My GF is having her "time of the month" right now, so no sex. Oh well, more diaper time for me! There was a little excitement last night. I decided to wear one of my few remaining Depends overnights to bed. If you are not familiar with them, they are probably the loudest diaper that was ever made. I put it on as soon as my GF went to bed. It's still exciting to walk around the apartment wearing only a diaper knowing she is at home. When I finally decided to go to bed I walked into the bedroom in just my diaper. I don't know if the diaper woke her up or if she was already awake, but she complained about how loud it was. I apologized and climbed into bed. I was having a hard time falling asleep and must have been tossing and turning a lot. She later asked me to please change my diaper as it was making noise every time I moved (it was cool hearing her ask me to change my diaper, would have been better if she would have offered to do it for me). I started to get up but then said to heck with it. Turned on my little reading light, rolled over and pulled an Abriform out of my night stand. I undid all of the tapes on the depends and took it off. I then re-diapered myself with the Abriform in the bed (it was really exciting to be doing it right in front of her). I looked at her a few times while I was doing it and she was watching at least once. I'm thinking (hoping) that I kind of have a free pass to wear diapers to bed now as long as they don't interfere with our sex life. I will just keep them discreet as possible during the day. Thats about it for the excitement so far, hopefully more to come.

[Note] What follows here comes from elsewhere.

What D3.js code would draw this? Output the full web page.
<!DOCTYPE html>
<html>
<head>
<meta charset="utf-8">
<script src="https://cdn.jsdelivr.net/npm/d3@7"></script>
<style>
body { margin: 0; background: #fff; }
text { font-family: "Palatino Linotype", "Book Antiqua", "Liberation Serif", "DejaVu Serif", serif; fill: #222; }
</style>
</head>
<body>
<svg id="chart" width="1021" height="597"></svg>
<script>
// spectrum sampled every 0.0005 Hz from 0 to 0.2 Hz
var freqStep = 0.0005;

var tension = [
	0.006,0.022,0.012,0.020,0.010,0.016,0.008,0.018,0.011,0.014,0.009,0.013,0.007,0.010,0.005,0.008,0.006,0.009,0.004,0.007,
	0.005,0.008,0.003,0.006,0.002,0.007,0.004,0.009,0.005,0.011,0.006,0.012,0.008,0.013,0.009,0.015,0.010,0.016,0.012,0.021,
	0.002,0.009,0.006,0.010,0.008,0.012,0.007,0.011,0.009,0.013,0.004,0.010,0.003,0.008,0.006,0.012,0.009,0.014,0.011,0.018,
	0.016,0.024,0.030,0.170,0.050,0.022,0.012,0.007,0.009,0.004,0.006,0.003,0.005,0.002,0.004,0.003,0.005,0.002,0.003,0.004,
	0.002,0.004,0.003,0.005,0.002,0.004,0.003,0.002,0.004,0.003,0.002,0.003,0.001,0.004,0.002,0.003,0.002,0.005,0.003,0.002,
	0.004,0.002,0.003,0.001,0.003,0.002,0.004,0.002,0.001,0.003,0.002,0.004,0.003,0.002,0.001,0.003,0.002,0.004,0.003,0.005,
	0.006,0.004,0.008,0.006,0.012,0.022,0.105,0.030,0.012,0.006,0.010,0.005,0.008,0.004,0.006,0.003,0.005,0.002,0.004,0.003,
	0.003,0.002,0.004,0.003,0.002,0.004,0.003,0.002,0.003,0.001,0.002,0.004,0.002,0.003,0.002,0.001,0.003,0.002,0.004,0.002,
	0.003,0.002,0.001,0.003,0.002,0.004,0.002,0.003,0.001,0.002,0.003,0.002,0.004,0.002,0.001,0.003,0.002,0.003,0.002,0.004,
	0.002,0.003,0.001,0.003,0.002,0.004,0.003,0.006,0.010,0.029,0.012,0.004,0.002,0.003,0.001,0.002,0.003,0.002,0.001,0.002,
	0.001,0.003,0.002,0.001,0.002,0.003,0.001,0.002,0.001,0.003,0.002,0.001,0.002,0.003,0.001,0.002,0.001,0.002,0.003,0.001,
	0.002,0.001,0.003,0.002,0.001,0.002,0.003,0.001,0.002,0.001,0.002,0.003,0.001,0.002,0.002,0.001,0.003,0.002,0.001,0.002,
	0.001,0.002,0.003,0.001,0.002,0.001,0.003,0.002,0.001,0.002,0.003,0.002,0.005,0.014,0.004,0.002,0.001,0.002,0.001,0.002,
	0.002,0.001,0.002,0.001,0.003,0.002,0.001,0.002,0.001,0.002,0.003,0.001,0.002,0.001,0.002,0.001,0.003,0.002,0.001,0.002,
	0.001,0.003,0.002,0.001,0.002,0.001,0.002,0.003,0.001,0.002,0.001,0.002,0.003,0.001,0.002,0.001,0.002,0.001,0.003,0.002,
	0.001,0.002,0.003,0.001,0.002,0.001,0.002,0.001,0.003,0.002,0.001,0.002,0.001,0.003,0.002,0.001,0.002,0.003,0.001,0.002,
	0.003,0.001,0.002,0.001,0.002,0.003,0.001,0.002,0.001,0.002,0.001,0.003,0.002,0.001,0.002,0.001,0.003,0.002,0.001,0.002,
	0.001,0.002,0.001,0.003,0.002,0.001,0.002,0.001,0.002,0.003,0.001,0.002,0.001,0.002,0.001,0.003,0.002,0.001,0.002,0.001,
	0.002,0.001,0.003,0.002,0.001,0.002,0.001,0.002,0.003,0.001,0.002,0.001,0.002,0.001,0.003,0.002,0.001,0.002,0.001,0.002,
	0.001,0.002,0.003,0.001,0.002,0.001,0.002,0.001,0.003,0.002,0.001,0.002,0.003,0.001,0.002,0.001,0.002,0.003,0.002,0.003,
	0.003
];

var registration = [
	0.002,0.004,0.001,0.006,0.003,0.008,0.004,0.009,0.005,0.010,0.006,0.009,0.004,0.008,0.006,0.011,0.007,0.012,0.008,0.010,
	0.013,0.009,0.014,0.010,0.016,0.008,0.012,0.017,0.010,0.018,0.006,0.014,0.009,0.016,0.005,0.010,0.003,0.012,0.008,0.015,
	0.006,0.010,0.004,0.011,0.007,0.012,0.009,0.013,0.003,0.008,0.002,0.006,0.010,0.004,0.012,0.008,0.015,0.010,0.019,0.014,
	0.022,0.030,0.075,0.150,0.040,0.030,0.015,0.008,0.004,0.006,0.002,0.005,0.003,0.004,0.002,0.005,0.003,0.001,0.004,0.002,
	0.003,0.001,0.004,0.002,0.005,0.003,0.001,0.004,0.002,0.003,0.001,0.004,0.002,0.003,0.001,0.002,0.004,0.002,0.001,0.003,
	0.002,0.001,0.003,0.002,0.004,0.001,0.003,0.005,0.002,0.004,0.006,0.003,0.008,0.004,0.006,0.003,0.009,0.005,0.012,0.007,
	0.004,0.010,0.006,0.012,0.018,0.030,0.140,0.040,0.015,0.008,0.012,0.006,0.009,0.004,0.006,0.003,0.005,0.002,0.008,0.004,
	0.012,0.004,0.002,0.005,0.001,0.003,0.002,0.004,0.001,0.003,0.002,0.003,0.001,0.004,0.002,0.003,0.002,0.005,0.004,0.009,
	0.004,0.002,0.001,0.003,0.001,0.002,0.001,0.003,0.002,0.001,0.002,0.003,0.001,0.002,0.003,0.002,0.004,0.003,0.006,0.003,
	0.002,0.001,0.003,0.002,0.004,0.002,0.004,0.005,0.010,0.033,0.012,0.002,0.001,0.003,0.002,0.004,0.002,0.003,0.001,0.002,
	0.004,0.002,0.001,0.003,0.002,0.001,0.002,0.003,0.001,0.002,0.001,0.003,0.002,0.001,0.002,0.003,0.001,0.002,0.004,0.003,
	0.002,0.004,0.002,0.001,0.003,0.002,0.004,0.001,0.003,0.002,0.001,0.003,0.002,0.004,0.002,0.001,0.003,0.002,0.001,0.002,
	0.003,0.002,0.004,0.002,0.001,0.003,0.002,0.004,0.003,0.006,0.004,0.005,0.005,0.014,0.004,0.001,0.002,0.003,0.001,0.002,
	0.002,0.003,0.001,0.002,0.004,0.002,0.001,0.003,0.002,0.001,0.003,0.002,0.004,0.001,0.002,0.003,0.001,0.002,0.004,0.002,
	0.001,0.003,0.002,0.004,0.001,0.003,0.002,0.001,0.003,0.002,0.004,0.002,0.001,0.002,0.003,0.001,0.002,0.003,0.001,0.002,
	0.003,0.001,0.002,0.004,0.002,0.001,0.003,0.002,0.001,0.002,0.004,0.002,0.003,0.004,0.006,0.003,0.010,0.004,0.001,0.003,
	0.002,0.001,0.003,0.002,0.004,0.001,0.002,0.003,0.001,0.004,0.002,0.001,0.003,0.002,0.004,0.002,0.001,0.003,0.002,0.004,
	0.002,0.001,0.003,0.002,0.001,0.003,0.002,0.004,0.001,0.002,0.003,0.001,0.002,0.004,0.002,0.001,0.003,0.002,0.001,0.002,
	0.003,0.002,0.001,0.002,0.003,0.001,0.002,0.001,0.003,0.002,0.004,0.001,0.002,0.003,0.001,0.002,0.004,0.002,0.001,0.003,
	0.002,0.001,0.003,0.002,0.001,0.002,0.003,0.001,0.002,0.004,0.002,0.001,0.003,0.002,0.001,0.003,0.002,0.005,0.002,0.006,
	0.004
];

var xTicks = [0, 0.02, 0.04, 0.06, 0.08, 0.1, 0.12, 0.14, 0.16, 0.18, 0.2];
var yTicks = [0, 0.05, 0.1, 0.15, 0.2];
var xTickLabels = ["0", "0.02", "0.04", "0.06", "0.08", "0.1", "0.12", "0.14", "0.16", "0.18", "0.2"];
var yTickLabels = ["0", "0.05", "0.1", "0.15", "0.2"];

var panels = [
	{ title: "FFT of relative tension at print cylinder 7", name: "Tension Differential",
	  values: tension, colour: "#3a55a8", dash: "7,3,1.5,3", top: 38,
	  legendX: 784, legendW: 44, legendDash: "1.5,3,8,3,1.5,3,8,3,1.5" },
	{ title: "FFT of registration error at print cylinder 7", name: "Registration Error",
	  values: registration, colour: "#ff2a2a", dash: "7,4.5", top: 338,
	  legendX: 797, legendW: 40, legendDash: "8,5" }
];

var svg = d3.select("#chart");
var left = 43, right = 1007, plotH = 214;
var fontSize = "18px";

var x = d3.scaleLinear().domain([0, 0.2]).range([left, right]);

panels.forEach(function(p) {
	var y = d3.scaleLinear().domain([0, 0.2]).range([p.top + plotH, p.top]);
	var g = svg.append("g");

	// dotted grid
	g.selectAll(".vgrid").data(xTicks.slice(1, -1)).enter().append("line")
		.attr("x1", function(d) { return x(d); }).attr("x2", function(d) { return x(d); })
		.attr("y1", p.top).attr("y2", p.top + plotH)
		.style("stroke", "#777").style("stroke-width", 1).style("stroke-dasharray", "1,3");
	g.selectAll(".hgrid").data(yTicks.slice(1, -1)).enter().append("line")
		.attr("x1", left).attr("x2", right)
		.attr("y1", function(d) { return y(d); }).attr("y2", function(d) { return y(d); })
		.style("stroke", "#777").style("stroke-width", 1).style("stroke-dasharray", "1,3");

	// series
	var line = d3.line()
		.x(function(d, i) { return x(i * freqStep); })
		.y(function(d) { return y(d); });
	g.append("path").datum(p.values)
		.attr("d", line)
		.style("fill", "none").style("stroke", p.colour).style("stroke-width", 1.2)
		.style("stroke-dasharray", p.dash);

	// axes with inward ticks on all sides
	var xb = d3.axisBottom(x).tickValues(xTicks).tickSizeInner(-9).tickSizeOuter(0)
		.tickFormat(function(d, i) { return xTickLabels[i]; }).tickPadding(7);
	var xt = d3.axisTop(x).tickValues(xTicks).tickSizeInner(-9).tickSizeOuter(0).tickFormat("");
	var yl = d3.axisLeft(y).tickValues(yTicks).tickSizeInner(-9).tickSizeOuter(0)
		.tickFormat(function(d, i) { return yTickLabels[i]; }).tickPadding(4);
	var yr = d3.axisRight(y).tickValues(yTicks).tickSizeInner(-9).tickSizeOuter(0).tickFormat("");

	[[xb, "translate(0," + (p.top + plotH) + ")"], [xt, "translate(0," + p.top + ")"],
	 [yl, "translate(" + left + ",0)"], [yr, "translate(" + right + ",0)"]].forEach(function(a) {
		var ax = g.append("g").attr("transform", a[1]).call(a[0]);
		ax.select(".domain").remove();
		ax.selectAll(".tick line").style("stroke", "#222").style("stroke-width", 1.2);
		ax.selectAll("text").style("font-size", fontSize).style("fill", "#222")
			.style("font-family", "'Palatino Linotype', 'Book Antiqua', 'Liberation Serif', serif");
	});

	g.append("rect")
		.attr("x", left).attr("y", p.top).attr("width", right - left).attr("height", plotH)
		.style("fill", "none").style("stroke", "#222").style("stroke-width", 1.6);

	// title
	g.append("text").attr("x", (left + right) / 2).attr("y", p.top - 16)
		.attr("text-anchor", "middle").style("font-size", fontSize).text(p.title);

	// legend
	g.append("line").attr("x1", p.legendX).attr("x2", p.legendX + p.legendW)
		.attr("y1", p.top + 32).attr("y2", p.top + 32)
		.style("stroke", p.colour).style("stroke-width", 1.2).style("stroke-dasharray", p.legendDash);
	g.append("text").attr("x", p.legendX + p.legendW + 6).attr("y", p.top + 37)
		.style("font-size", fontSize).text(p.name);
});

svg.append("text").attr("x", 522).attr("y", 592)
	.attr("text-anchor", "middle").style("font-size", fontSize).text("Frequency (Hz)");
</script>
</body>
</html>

Ultrapampers, thanks for the words of support. You seem to be the big man of campus around her (other than the mods), so it means a lot. Yes, it drove me absolutely nuts to see CG wearing my diaper. Heck, it drove me nuts to just see her holding my diapers when I first brought them down. But, seeing her asleep on the couch in my diaper and t-shirt was almost more than I could handle. That is a vision that I will never forget.

Babybat, in my fantasies CG does have a thing for me. I plan to just leave it at that, I don't think I really want to know the truth either way. One would be a disapointment and the other would be ... too tempting. Did I mention how cute she looked?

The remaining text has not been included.